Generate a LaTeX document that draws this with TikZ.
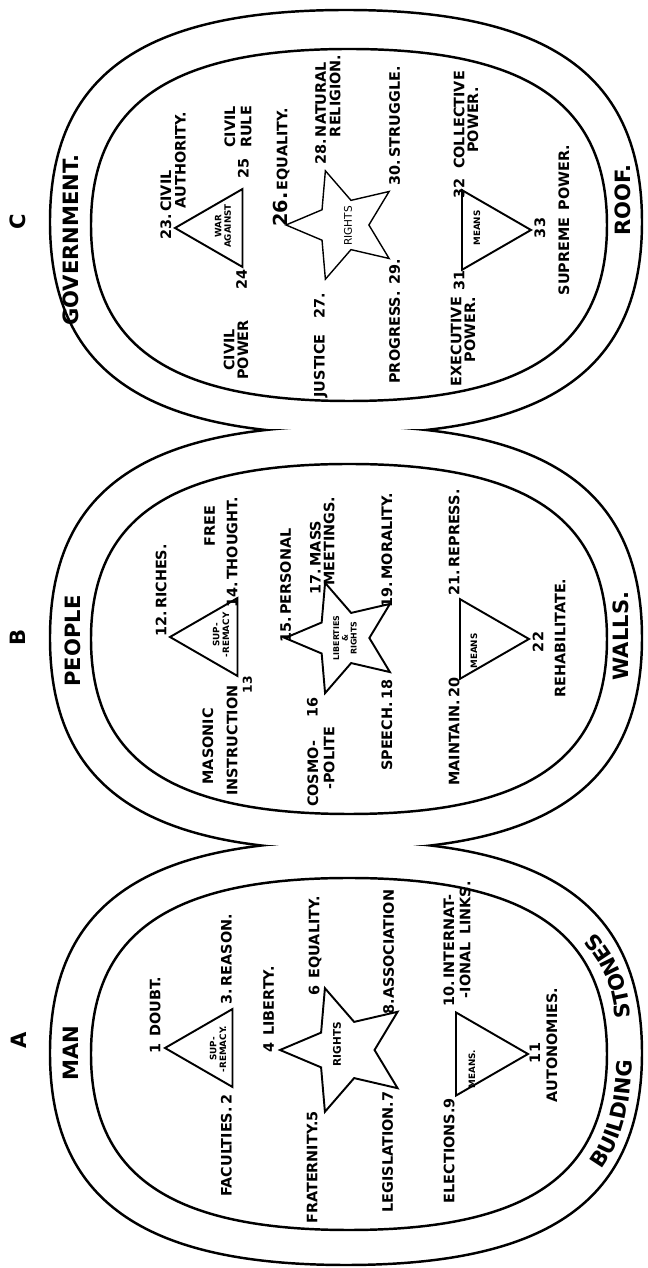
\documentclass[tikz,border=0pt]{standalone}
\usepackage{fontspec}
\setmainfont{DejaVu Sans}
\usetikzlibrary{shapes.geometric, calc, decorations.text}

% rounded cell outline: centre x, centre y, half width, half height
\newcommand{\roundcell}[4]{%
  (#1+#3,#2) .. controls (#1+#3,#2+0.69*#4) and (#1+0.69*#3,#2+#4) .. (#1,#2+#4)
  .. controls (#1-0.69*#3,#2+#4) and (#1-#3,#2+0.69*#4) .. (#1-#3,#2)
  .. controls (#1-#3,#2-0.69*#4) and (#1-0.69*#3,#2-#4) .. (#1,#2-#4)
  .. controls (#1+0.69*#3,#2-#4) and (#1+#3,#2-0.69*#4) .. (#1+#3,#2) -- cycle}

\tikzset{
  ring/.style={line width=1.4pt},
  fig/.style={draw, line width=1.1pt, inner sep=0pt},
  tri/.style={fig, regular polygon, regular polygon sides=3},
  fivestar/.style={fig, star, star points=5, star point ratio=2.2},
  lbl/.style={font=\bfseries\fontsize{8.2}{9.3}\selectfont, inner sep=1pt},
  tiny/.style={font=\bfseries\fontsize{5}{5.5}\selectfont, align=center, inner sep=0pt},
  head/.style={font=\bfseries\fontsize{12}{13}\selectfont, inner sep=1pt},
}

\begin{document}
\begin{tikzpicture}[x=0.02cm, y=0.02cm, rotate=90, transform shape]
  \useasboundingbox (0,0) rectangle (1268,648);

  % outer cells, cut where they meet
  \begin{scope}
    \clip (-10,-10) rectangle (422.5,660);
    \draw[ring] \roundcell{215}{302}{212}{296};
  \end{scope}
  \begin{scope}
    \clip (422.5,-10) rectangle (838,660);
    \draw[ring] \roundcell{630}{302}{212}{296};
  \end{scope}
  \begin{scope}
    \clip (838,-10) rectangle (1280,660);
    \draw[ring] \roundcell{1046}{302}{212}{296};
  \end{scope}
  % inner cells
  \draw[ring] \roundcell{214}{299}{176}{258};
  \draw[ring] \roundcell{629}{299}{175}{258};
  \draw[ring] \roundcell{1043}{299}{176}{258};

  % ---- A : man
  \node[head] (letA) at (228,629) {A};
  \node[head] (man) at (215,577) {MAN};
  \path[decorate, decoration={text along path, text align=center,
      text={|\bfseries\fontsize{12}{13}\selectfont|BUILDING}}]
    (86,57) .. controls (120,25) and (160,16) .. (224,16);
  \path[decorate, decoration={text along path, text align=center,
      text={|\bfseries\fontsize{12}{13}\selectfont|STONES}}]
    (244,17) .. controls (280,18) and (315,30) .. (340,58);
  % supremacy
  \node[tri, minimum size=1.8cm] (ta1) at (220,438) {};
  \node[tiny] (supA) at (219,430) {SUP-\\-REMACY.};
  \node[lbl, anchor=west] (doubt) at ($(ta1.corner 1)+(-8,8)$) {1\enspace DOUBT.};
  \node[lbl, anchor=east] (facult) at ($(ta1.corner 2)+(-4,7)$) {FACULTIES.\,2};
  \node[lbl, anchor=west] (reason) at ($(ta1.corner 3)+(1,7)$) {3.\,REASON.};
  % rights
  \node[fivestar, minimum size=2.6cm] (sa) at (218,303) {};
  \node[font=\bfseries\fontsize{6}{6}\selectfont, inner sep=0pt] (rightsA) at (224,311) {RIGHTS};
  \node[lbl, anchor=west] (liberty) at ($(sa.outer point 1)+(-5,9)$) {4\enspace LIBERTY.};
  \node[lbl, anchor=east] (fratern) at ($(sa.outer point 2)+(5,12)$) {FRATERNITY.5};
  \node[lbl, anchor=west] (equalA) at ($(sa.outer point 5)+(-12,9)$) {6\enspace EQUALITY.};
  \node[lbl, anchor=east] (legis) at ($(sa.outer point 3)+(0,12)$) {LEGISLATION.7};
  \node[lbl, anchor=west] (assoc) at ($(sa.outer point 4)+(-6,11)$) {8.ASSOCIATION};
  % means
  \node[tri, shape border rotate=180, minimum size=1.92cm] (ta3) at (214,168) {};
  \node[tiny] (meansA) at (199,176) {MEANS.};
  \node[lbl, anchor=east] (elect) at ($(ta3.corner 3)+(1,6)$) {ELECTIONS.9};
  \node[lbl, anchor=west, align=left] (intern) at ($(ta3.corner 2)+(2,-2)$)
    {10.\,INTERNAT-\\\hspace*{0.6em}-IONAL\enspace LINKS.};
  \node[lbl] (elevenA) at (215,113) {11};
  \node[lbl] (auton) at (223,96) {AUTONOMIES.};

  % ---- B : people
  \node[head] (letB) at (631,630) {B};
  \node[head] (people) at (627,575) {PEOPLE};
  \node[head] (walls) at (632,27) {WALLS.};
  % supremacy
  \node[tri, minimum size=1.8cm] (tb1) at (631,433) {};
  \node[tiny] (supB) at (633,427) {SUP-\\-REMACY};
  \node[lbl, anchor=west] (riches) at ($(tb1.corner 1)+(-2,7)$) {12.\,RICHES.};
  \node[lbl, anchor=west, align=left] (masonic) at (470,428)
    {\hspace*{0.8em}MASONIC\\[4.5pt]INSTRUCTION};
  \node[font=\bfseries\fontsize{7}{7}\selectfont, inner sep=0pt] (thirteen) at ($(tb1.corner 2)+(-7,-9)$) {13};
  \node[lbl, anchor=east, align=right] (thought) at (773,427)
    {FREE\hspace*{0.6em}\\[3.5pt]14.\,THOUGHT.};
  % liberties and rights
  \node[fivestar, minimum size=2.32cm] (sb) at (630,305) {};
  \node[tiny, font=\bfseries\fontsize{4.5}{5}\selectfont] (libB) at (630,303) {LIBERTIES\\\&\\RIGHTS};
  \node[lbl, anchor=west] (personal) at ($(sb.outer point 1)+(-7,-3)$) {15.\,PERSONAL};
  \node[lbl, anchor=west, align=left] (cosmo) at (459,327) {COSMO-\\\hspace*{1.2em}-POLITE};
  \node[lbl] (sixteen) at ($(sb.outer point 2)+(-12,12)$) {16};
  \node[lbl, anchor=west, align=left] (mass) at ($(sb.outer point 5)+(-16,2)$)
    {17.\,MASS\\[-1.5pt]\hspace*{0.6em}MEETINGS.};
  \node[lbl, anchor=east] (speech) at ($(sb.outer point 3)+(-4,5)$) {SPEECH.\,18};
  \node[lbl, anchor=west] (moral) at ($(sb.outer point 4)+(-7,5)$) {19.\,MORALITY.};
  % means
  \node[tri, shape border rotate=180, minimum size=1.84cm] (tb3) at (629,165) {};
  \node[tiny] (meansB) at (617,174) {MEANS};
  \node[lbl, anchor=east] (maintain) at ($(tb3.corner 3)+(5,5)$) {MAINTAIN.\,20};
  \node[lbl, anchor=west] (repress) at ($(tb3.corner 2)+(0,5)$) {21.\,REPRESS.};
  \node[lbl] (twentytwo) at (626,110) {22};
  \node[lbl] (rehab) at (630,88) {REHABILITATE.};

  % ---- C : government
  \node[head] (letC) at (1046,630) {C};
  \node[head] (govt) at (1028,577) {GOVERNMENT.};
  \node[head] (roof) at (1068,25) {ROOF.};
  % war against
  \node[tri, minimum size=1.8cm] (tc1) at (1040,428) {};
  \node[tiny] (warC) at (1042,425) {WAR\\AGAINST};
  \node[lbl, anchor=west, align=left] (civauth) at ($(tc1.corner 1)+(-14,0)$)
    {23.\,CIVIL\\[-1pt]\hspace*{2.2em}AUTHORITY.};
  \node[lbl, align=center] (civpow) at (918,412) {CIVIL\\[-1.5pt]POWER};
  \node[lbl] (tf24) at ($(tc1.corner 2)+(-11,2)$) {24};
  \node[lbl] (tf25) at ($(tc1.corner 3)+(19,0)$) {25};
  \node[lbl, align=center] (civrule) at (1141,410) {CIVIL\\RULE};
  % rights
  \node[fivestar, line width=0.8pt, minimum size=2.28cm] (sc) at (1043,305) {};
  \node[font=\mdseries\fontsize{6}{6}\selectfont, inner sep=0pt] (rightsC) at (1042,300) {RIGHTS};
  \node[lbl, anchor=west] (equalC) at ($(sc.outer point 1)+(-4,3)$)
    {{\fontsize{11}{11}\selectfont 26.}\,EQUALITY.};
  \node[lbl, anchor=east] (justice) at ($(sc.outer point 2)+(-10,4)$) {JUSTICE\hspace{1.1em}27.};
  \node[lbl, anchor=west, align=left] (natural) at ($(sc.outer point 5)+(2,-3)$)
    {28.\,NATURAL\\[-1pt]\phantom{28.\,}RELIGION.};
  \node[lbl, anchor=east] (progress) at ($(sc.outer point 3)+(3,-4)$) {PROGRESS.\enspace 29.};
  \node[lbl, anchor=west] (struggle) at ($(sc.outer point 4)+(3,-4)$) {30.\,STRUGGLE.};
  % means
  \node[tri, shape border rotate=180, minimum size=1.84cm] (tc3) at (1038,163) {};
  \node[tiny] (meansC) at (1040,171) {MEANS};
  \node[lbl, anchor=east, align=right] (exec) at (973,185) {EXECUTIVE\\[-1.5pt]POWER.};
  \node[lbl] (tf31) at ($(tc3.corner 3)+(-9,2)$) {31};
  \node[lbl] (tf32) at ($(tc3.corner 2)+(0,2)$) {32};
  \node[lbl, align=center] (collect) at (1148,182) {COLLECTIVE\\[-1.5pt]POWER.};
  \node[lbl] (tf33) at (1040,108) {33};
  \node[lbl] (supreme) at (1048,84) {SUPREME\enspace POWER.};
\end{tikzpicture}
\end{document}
----------------------------------------
- TO DO
Give again, exactly, the lines from the start of the data through the one holding "(0,0) rectangle (1268,648);"; omit the pictures.

- FULL SOLUTION
Generate a LaTeX document that draws this with TikZ.
\documentclass[tikz,border=0pt]{standalone}
\usepackage{fontspec}
\setmainfont{DejaVu Sans}
\usetikzlibrary{shapes.geometric, calc, decorations.text}

% rounded cell outline: centre x, centre y, half width, half height
\newcommand{\roundcell}[4]{%
  (#1+#3,#2) .. controls (#1+#3,#2+0.69*#4) and (#1+0.69*#3,#2+#4) .. (#1,#2+#4)
  .. controls (#1-0.69*#3,#2+#4) and (#1-#3,#2+0.69*#4) .. (#1-#3,#2)
  .. controls (#1-#3,#2-0.69*#4) and (#1-0.69*#3,#2-#4) .. (#1,#2-#4)
  .. controls (#1+0.69*#3,#2-#4) and (#1+#3,#2-0.69*#4) .. (#1+#3,#2) -- cycle}

\tikzset{
  ring/.style={line width=1.4pt},
  fig/.style={draw, line width=1.1pt, inner sep=0pt},
  tri/.style={fig, regular polygon, regular polygon sides=3},
  fivestar/.style={fig, star, star points=5, star point ratio=2.2},
  lbl/.style={font=\bfseries\fontsize{8.2}{9.3}\selectfont, inner sep=1pt},
  tiny/.style={font=\bfseries\fontsize{5}{5.5}\selectfont, align=center, inner sep=0pt},
  head/.style={font=\bfseries\fontsize{12}{13}\selectfont, inner sep=1pt},
}

\begin{document}
\begin{tikzpicture}[x=0.02cm, y=0.02cm, rotate=90, transform shape]
  \useasboundingbox (0,0) rectangle (1268,648);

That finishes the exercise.